Palabras pronunciadas por el escritor colombiano en Baranoa, Colombia, el 17 de febrero de 1950 en el acto de coronación de la reina del carnaval de Baranoa.
Nos hemos congregado –señora de la perfecta alegría– para hacerte entrega de nuestro más regocijado territorio espiritual. Aquí está, aguardando tu ademán imperativo, el vigilante soldado de surco, el que esta misma tarde amarró sus bueyes y viene a entregar las armas del arado en señal de sumisión a tu esbelta monarquía. Y está también el silencioso obrero del algodón, el que con sus manos expertas ha convertido la áspera fibra vegetal en esa nube de intimidad y ternura donde se hilan tus sueños. Y está el jinete arisco y romántico, el herró su montura con tus doradas iniciales y ha venido a esta fiesta con su animal de fiebre, con su bestia adiestrada en el musical ejercicio de repetir tu nombre con sus herraduras. Y está el hombre total, el hombre anónimo, esa terrible criatura de barro y de sueño que hoy obedece a tus designios. Todos estamos aquí –señora de la perfecta hermosura– esperando el instante en que tu gracia reconstruya, piedra sobre piedra, la apetecida torre del paraíso.

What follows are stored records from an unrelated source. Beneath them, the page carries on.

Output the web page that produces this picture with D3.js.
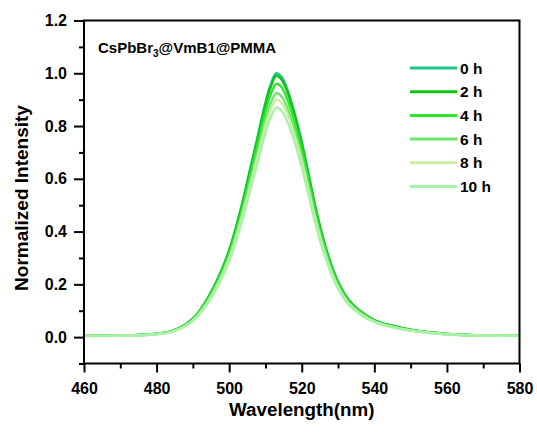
<!DOCTYPE html>
<html><head><meta charset="utf-8">
<script src="https://cdn.jsdelivr.net/npm/d3@7/dist/d3.min.js"></script>
<style>body{margin:0;background:#fff}svg{display:block}text{font-family:Arial,"Liberation Sans",sans-serif;font-weight:bold;fill:#000}</style>
</head><body><svg id="c" width="537" height="432"></svg>
<script>
const wavelengths=[460,470,478,484,488,491,494,497,500,503,506,508,510,511.5,513,514.5,516,518,520,522,524,526,528,530,533,536,540,545,550,560,570,580];
const i0h=[0.005,0.006,0.010,0.022,0.048,0.085,0.145,0.225,0.330,0.475,0.650,0.770,0.890,0.960,1.000,0.985,0.940,0.850,0.740,0.610,0.480,0.370,0.280,0.210,0.140,0.100,0.065,0.043,0.028,0.012,0.007,0.005];
const i2h=[0.005,0.006,0.010,0.022,0.048,0.084,0.144,0.223,0.327,0.470,0.644,0.762,0.881,0.950,0.990,0.975,0.931,0.842,0.733,0.604,0.475,0.366,0.277,0.208,0.139,0.099,0.064,0.043,0.028,0.012,0.007,0.005];
const i4h=[0.005,0.006,0.010,0.021,0.046,0.082,0.139,0.216,0.317,0.456,0.624,0.739,0.854,0.922,0.960,0.946,0.902,0.816,0.710,0.586,0.461,0.355,0.269,0.202,0.134,0.096,0.062,0.041,0.027,0.012,0.007,0.005];
const i6h=[0.005,0.006,0.009,0.020,0.044,0.079,0.134,0.208,0.305,0.439,0.601,0.712,0.823,0.888,0.925,0.911,0.870,0.786,0.685,0.564,0.444,0.342,0.259,0.194,0.130,0.093,0.060,0.040,0.026,0.011,0.006,0.005];
const i8h=[0.005,0.005,0.009,0.020,0.043,0.077,0.131,0.203,0.297,0.428,0.585,0.693,0.801,0.864,0.900,0.887,0.846,0.765,0.666,0.549,0.432,0.333,0.252,0.189,0.126,0.090,0.059,0.039,0.025,0.011,0.006,0.005];
const i10h=[0.004,0.005,0.009,0.019,0.042,0.074,0.126,0.196,0.287,0.413,0.566,0.670,0.774,0.835,0.870,0.857,0.818,0.740,0.644,0.531,0.418,0.322,0.244,0.183,0.122,0.087,0.057,0.037,0.024,0.010,0.006,0.004];
const seriesNames=["0 h","2 h","4 h","6 h","8 h","10 h"];
const seriesValues=[i0h,i2h,i4h,i6h,i8h,i10h];
const seriesColors=["#1dc48c","#11c411","#2ee52e","#6fe46f","#cdeea0","#a9f0a9"];
const xTicks=[460,480,500,520,540,560,580];
const yTicks=[0.0,0.2,0.4,0.6,0.8,1.0,1.2];

const svg=d3.select("#c");
const L=84,R=519.5,T=20.5,B=363.5;
const x=d3.scaleLinear().domain([460,580]).range([L,R]);
const y=d3.scaleLinear().domain([-0.1,1.2]).range([B,T]);

const line=d3.line().x((d,i)=>x(wavelengths[i])).y(d=>y(d)).curve(d3.curveCatmullRom.alpha(0.5));
seriesValues.forEach((vals,k)=>{
  svg.append("path").attr("d",line(vals)).attr("fill","none")
    .attr("stroke",seriesColors[k]).attr("stroke-width",2.4).attr("stroke-linejoin","round");
});

// frame
svg.append("rect").attr("x",L).attr("y",T).attr("width",R-L).attr("height",B-T)
  .attr("fill","none").attr("stroke","#000").attr("stroke-width",2);

// x axis
const xMinor=d3.range(470,580,20);
const gx=svg.append("g").attr("transform",`translate(0,${B})`);
gx.call(d3.axisBottom(x).tickValues(xTicks).tickSize(9).tickPadding(5).tickFormat(d3.format("d")));
gx.append("g").call(d3.axisBottom(x).tickValues(xMinor).tickSize(5).tickFormat(""));
gx.selectAll(".domain").remove();
gx.selectAll("line").attr("stroke","#000").attr("stroke-width",2);
gx.selectAll("text").attr("font-size",16).attr("dy","1.0em").attr("font-family",null).attr("font-weight","bold");

// y axis
const yMinor=d3.range(-0.1,1.2,0.2).map(v=>+v.toFixed(1));
const gy=svg.append("g").attr("transform",`translate(${L},0)`);
gy.call(d3.axisLeft(y).tickValues(yTicks).tickSize(10).tickPadding(7).tickFormat(d3.format(".1f")));
gy.append("g").call(d3.axisLeft(y).tickValues(yMinor).tickSize(5).tickFormat(""));
gy.selectAll(".domain").remove();
gy.selectAll("line").attr("stroke","#000").attr("stroke-width",2);
gy.selectAll("text").attr("font-size",16).attr("font-family",null).attr("font-weight","bold");

// axis titles
svg.append("text").attr("x",(L+R)/2).attr("y",416).attr("text-anchor","middle").attr("font-size",18.8).text("Wavelength(nm)");
svg.append("text").attr("transform",`translate(28,${(T+B)/2 + 6}) rotate(-90)`).attr("text-anchor","middle").attr("font-size",19).text("Normalized Intensity");

// title
const t=svg.append("text").attr("x",98).attr("y",53).attr("font-size",15);
t.append("tspan").text("CsPbBr");
t.append("tspan").attr("font-size",10).attr("dy",4).text("3");
t.append("tspan").attr("dy",-4).text("@VmB1@PMMA");

// legend
const lg=svg.append("g");
seriesNames.forEach((n,i)=>{
  const yy=68+23.7*i;
  lg.append("line").attr("x1",410).attr("x2",457).attr("y1",yy).attr("y2",yy).attr("stroke",seriesColors[i]).attr("stroke-width",3);
  lg.append("text").attr("x",460).attr("y",yy+5.5).attr("font-size",15.5).text(n);
});
</script></body></html>
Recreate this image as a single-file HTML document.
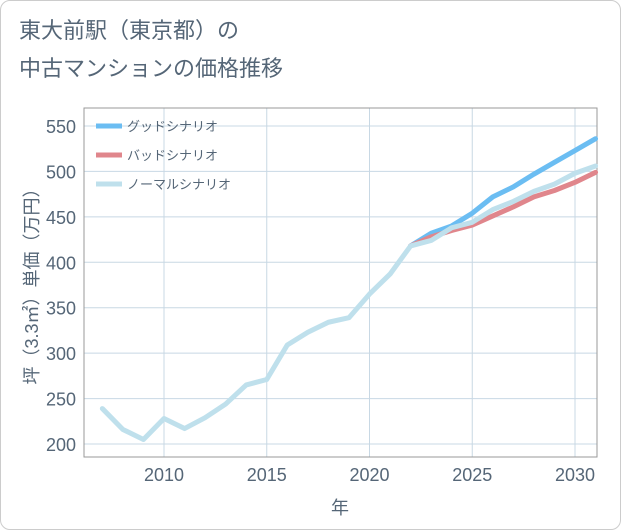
<!DOCTYPE html>
<html><head><meta charset="utf-8"><style>
body{margin:0;background:#fff;}
#wrap{position:relative;width:619px;height:528px;border:1px solid #ccc;border-radius:10px;background:#fff;font-family:"Liberation Sans","Noto Sans CJK JP",sans-serif;overflow:hidden}
.t{position:absolute;left:18px;color:#556677;font-size:22px;line-height:36px}
</style></head><body>
<div id="wrap">
<div class="t" style="top:12px">東大前駅（東京都）の</div>
<div class="t" style="top:50px">中古マンションの価格推移</div>
<svg id="svg" width="621" height="530" style="position:absolute;left:-1px;top:-1px"></svg>
</div>
<script>
const years=[2007,2008,2009,2010,2011,2012,2013,2014,2015,2016,2017,2018,2019,2020,2021,2022,2023,2024,2025,2026,2027,2028,2029,2030,2031];
const normal=[239,216,205,228,217,229,244,265,271,309,323,334,339,365,387,418,424,438,444,458,467,478,486,498,506];
const fYears=[2022,2023,2024,2025,2026,2027,2028,2029,2030,2031];
const good=[418,432,440,454,472,483,497,510,523,536];
const bad=[418,428,435,441,451,461,472,479,488,499];
const yTicks=[200,250,300,350,400,450,500,550];
const xTicks=[2010,2015,2020,2025,2030];
const L=84,R=597,T=108,B=457;
const X=v=>164+(v-2010)*20.55;
const Y=v=>444-(v-200)*0.9086;
const svg=document.getElementById('svg');
const NS='http://www.w3.org/2000/svg';
function mk(t,a){const e=document.createElementNS(NS,t);for(const k in a)e.setAttribute(k,a[k]);svg.appendChild(e);return e;}
for(const v of yTicks){
 const l=mk('line',{x1:L,x2:R,y1:Y(v),y2:Y(v),stroke:'#c8d8e4','stroke-width':1});
 
 const t=mk('text',{x:76,y:Y(v)+7,'text-anchor':'end','font-size':18,fill:'#556677'});t.textContent=v;
 
}
for(const v of xTicks){
 const l=mk('line',{x1:X(v),x2:X(v),y1:T,y2:B,stroke:'#c8d8e4','stroke-width':1});
 
 const t=mk('text',{x:X(v),y:481,'text-anchor':'middle','font-size':18,fill:'#556677'});t.textContent=v;
 
}
const fr=mk('rect',{x:L,y:T,width:R-L,height:B-T,fill:'none',stroke:'#999','stroke-width':1});

function line(xs,ys,c,name){
 const p=mk('polyline',{points:xs.map((x,i)=>X(x)+','+Y(ys[i])).join(' '),fill:'none',stroke:c,'stroke-width':5,'stroke-linejoin':'round','stroke-linecap':'round'});
 
}
line(fYears,good,'#6bbdf2','series-good');
line(fYears,bad,'#e0868c','series-bad');
line(years,normal,'#bfe0ec','series-normal');
const leg=[['グッドシナリオ','#6bbdf2'],['バッドシナリオ','#e0868c'],['ノーマルシナリオ','#bfe0ec']];
leg.forEach((d,i)=>{
 const y=126+i*29;
 const l=mk('line',{x1:96,x2:122,y1:y,y2:y,stroke:d[1],'stroke-width':5});
 
 const t=mk('text',{x:127,y:y+5,'font-size':13,fill:'#556677'});t.textContent=d[0];
 
});
const xt=mk('text',{x:340,y:514,'text-anchor':'middle','font-size':18,fill:'#556677'});xt.textContent='年';

const yt=mk('text',{x:0,y:0,'text-anchor':'middle','font-size':18,fill:'#556677',transform:'translate(38,282) rotate(-90)'});yt.textContent='坪（3.3㎡）単価（万円）';

</script>
</body></html>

Tu reino –señora de la perfecta simpatía– es el infatigable reino del cascabel y el delirio, el alucinado territorio del tambor y la gaita; la encendida comarca donde la guitarra templa sus bordones hasta convertir la canción en un menudo polvo de música; la embriagante zona de la caña exprimida en leche ardiente, en nocturno licor de fiebre y regocijo. Te estamos entregando –señora de la perfecta armonía– todos los sectores de tu dominio, después de un minucioso inventario donde no hubo cabida para el silencio, ni sitio para la amargura, ni lugar reservado a la desolación. Todo el contorno de tu reino está en paz con el ritmo, con el sabor a excesiva miel de la fiesta rotunda, con la alegría del hombre y el júbilo de la bestia. Así te coronamos, emperadora de las voluntades sin límite, monarca en el país ideal donde el hombre empieza a ser exactamente igual a sus deseos.
Y a estos nombres llamamos por testigos de tu coronación –señora de la perfecta soberanía–. Llamamos al primero de todos, a Erasmo de Rotterdam, custodiado por el arcángel de la locura. A Tales de Mileto, inventor de la línea recta. A Esquilo y a Sófocles, que enseñaron a hablar a las máscaras. Al dios Pan y a su corte de sátiros, que enseñaron a cantar a los juncos. A Jubal y a David, bisabuelo y abuelo de las arpas. Al patriarca Noé, que exprimió a los racimos de su embriagante raíz de la locura. A Dionisos, que daba lecciones de danza a los moribundos. Al primitivo sin nombre que fabricó el primer tambor bajo la noche milenaria. A los monarcas babilónicos y a Ramsés, que dieron dignidad real a los disfraces, y a Esopo, que dio dignidad humana a los animales. Y finalmente, llamamos por testigos de tu coronación –señora del perfecto regocijo– a Momo, el dios ilimitado que devolvió al disparate y a la extravagancia sus derechos de primogenitura.
Desciendan todos sobre el instante y den testimonio universal, para todos los siglos, de estas palabras últimas: “Esther primera, soberana del carnaval, señora del perfecto dominio”.